Across the listing below, count the lines that mention the string "chart". Reply with the figure only.

> _Dataset content_
▬▬▬▬▬▬▬▬▬▬

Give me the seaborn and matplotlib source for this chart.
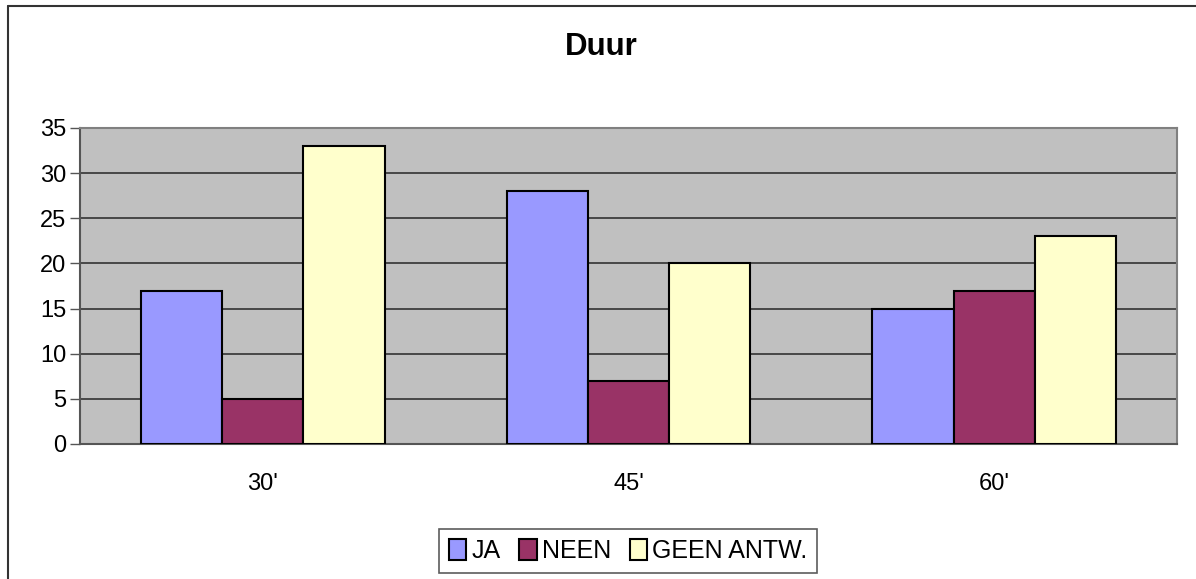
import pandas as pd
import matplotlib.pyplot as plt
import matplotlib.lines as mlines
import seaborn as sns

categories = ["30'", "45'", "60'"]
series = ["JA", "NEEN", "GEEN ANTW."]
ja = [17, 28, 15]
neen = [5, 7, 17]
geen = [33, 20, 23]
colors = ["#9999FF", "#993366", "#FFFFCC"]

df = pd.DataFrame({
    "duur": categories * 3,
    "antwoord": [s for s in series for _ in categories],
    "aantal": ja + neen + geen,
})

sns.set_style("white")
plt.rcParams["font.family"] = ["Liberation Sans", "DejaVu Sans"]
plt.rcParams["text.color"] = "black"
plt.rcParams["xtick.color"] = "black"
plt.rcParams["ytick.color"] = "black"

fig = plt.figure(figsize=(11.96, 5.79), dpi=100)
ax = fig.add_axes([80 / 1196, 1 - 444 / 579, 1097 / 1196, 316 / 579])
ax.set_facecolor("#C0C0C0")

sns.barplot(data=df, x="duur", y="aantal", hue="antwoord", hue_order=series,
            palette=colors, width=0.667, saturation=1, edgecolor="black",
            linewidth=1.5, ax=ax, zorder=3)

ax.set_ylim(0, 35)
ax.set_yticks(range(0, 36, 5))
ax.set_xlim(-0.5, 2.5)
ax.yaxis.grid(True, color="#333333", linewidth=1.2, zorder=0)
ax.set_axisbelow(True)
ax.set_xlabel("")
ax.set_ylabel("")

# category ticks sit on the boundaries
ax.set_xticks([0, 1, 2])
ax.set_xticklabels(categories)
ax.tick_params(axis="x", length=0, pad=21, labelsize=17)
ax.set_xticks([-0.5, 0.5, 1.5, 2.5], minor=True)
ax.tick_params(axis="x", which="minor", length=7, color="#555555", width=1)
ax.tick_params(axis="y", length=7, color="#555555", labelcolor="black", width=1,
               labelsize=17, pad=3, left=True)

for side in ["top", "right"]:
    ax.spines[side].set_color("#808080")
    ax.spines[side].set_linewidth(1.5)
for side in ["left", "bottom"]:
    ax.spines[side].set_color("#555555")
    ax.spines[side].set_linewidth(1.5)

fig.text(601 / 1196, 1 - 47 / 579, "Duur", ha="center", va="center",
         fontsize=22.5, fontweight="bold", color="black")

handles, labels = ax.get_legend_handles_labels()
ax.legend_.remove()
leg = fig.legend(handles, labels, loc="center", bbox_to_anchor=(628 / 1196, 1 - 551 / 579),
                 ncol=3, frameon=True, fancybox=False, edgecolor="#333333",
                 fontsize=18, handlelength=0.7, handleheight=0.9, handletextpad=0.2,
                 columnspacing=0.75, borderpad=0.4)
leg.get_frame().set_linewidth(1.2)

# outer chart border (top and left visible)
fig.add_artist(mlines.Line2D([8 / 1196, 1], [1 - 6 / 579, 1 - 6 / 579], color="#333333", linewidth=1.5))
fig.add_artist(mlines.Line2D([8 / 1196, 8 / 1196], [0, 1 - 6 / 579], color="#333333", linewidth=1.5))

fig.savefig("out.png", dpi=100)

▬▬▬▬▬▬▬▬▬▬

> _Task output_
2